[STATED GOAL] Pictures within the data are to be left out; everything else must be reproduced exactly.

[PROVIDED DATA]

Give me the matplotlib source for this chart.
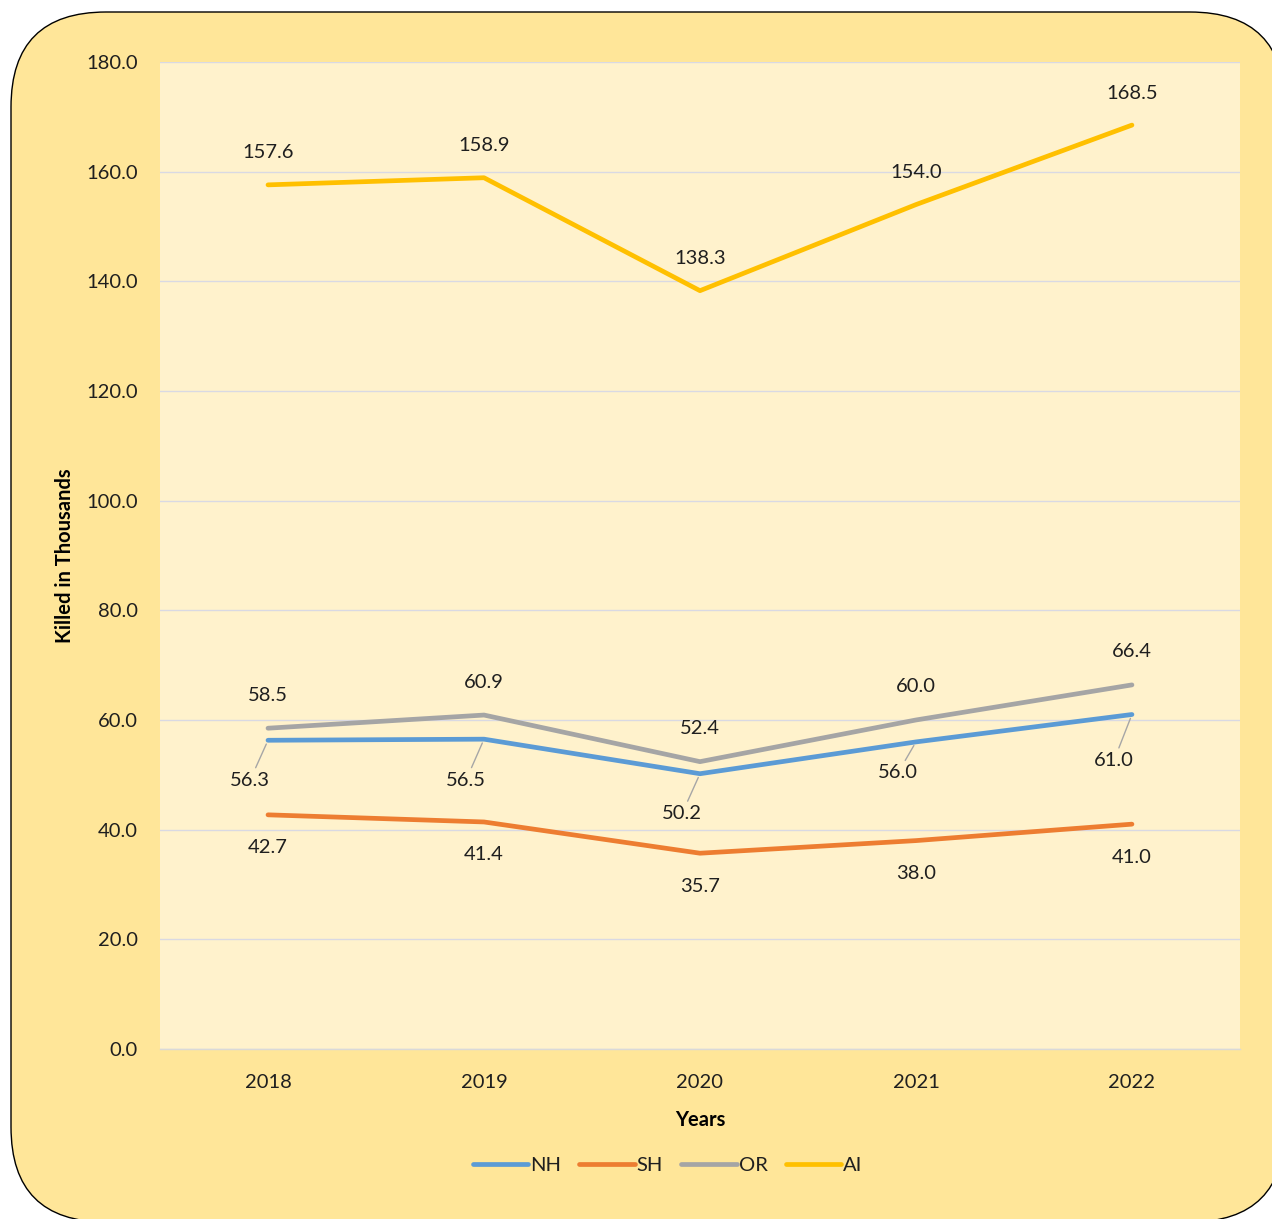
import matplotlib
matplotlib.use("Agg")
import matplotlib.pyplot as plt
from matplotlib.patches import FancyBboxPatch

plt.rcParams['font.family'] = ['Lato', 'DejaVu Sans']

years = ['2018', '2019', '2020', '2021', '2022']
NH = [56.3, 56.5, 50.2, 56.0, 61.0]
SH = [42.7, 41.4, 35.7, 38.0, 41.0]
OR = [58.5, 60.9, 52.4, 60.0, 66.4]
AI = [157.6, 158.9, 138.3, 154.0, 168.5]

series = [('NH', NH, '#5B9BD5'), ('SH', SH, '#ED7D31'),
          ('OR', OR, '#A5A5A5'), ('AI', AI, '#FFC000')]

# label offsets in pixels (dx, dy) for each series
offsets = {
    'NH': [(-18, -40), (-18, -41), (-18, -40), (-18, -31), (-18, -46)],
    'SH': [(0, -33)] * 5,
    'OR': [(0, 33)] * 5,
    'AI': [(0, 32)] * 5,
}
leaders = {'NH'}

FS = 14.5
fig = plt.figure(figsize=(12.72, 12.19), dpi=100)
fig.patch.set_facecolor('white')

# rounded background panel, partly cut off right and bottom
box = FancyBboxPatch((0.11, -0.03), 12.74, 12.10,
                     boxstyle="round,pad=0,rounding_size=0.95",
                     transform=fig.dpi_scale_trans,
                     facecolor='#FFE699', edgecolor='black', linewidth=1.0,
                     zorder=-5)
fig.patches.append(box)

ax = fig.add_axes([0.1258, 0.1395, 0.849, 0.8096])
ax.set_facecolor('#FFF2CC')
x = list(range(len(years)))

for name, vals, col in series:
    ax.plot(x, vals, color=col, linewidth=3.4, label=name,
            solid_capstyle='round', zorder=3)
    for i, v in enumerate(vals):
        dx, dy = offsets[name][i]
        kw = {}
        if name in leaders:
            kw['arrowprops'] = dict(arrowstyle='-', color='#A6A6A6', lw=1.0,
                                    shrinkA=1, shrinkB=3)
        ax.annotate('%.1f' % v, (i, v), xytext=(dx, dy),
                    textcoords='offset pixels', ha='center', va='center',
                    fontsize=FS, color='#1F1F1F', zorder=4, **kw)

ax.set_xlim(-0.5, len(years) - 0.5)
ax.set_ylim(0, 180)
ax.set_yticks(range(0, 181, 20))
ax.set_yticklabels(['%.1f' % t for t in range(0, 181, 20)])
ax.set_xticks(x)
ax.set_xticklabels(years)
ax.tick_params(axis='both', length=0, labelsize=FS, colors='#1F1F1F')
ax.tick_params(axis='y', pad=16)
ax.tick_params(axis='x', pad=18)
ax.grid(axis='y', color='#D9D9E3', linewidth=1.0)
ax.set_axisbelow(True)
for s in ['top', 'right', 'left']:
    ax.spines[s].set_visible(False)
ax.spines['bottom'].set_color('#D9D9D9')
ax.spines['bottom'].set_linewidth(1.0)

ax.set_ylabel('Killed in Thousands', fontsize=FS, fontweight='bold',
              color='black', labelpad=8)
ax.set_xlabel('Years', fontsize=FS, fontweight='bold', color='black',
              labelpad=14)

leg = ax.legend(loc='center', bbox_to_anchor=(0.47, -0.118), ncol=4,
                frameon=False, fontsize=FS, handlelength=2.75,
                handletextpad=0.1, columnspacing=0.9)
for t in leg.get_texts():
    t.set_color('#1F1F1F')

fig.savefig('out.png', dpi=100)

[EXERCISE RESULT]
Give me the matplotlib source for this chart.
import matplotlib
matplotlib.use("Agg")
import matplotlib.pyplot as plt
from matplotlib.patches import FancyBboxPatch

plt.rcParams['font.family'] = ['Lato', 'DejaVu Sans']

years = ['2018', '2019', '2020', '2021', '2022']
NH = [56.3, 56.5, 50.2, 56.0, 61.0]
SH = [42.7, 41.4, 35.7, 38.0, 41.0]
OR = [58.5, 60.9, 52.4, 60.0, 66.4]
AI = [157.6, 158.9, 138.3, 154.0, 168.5]

series = [('NH', NH, '#5B9BD5'), ('SH', SH, '#ED7D31'),
          ('OR', OR, '#A5A5A5'), ('AI', AI, '#FFC000')]

# label offsets in pixels (dx, dy) for each series
offsets = {
    'NH': [(-18, -40), (-18, -41), (-18, -40), (-18, -31), (-18, -46)],
    'SH': [(0, -33)] * 5,
    'OR': [(0, 33)] * 5,
    'AI': [(0, 32)] * 5,
}
leaders = {'NH'}

FS = 14.5
fig = plt.figure(figsize=(12.72, 12.19), dpi=100)
fig.patch.set_facecolor('white')

# rounded background panel, partly cut off right and bottom
box = FancyBboxPatch((0.11, -0.03), 12.74, 12.10,
                     boxstyle="round,pad=0,rounding_size=0.95",
                     transform=fig.dpi_scale_trans,
                     facecolor='#FFE699', edgecolor='black', linewidth=1.0,
                     zorder=-5)
fig.patches.append(box)

ax = fig.add_axes([0.1258, 0.1395, 0.849, 0.8096])
ax.set_facecolor('#FFF2CC')
x = list(range(len(years)))

for name, vals, col in series:
    ax.plot(x, vals, color=col, linewidth=3.4, label=name,
            solid_capstyle='round', zorder=3)
    for i, v in enumerate(vals):
        dx, dy = offsets[name][i]
        kw = {}
        if name in leaders:
            kw['arrowprops'] = dict(arrowstyle='-', color='#A6A6A6', lw=1.0,
                                    shrinkA=1, shrinkB=3)
        ax.annotate('%.1f' % v, (i, v), xytext=(dx, dy),
                    textcoords='offset pixels', ha='center', va='center',
                    fontsize=FS, color='#1F1F1F', zorder=4, **kw)

ax.set_xlim(-0.5, len(years) - 0.5)
ax.set_ylim(0, 180)
ax.set_yticks(range(0, 181, 20))
ax.set_yticklabels(['%.1f' % t for t in range(0, 181, 20)])
ax.set_xticks(x)
ax.set_xticklabels(years)
ax.tick_params(axis='both', length=0, labelsize=FS, colors='#1F1F1F')
ax.tick_params(axis='y', pad=16)
ax.tick_params(axis='x', pad=18)
ax.grid(axis='y', color='#D9D9E3', linewidth=1.0)
ax.set_axisbelow(True)
for s in ['top', 'right', 'left']:
    ax.spines[s].set_visible(False)
ax.spines['bottom'].set_color('#D9D9D9')
ax.spines['bottom'].set_linewidth(1.0)

ax.set_ylabel('Killed in Thousands', fontsize=FS, fontweight='bold',
              color='black', labelpad=8)
ax.set_xlabel('Years', fontsize=FS, fontweight='bold', color='black',
              labelpad=14)

leg = ax.legend(loc='center', bbox_to_anchor=(0.47, -0.118), ncol=4,
                frameon=False, fontsize=FS, handlelength=2.75,
                handletextpad=0.1, columnspacing=0.9)
for t in leg.get_texts():
    t.set_color('#1F1F1F')

fig.savefig('out.png', dpi=100)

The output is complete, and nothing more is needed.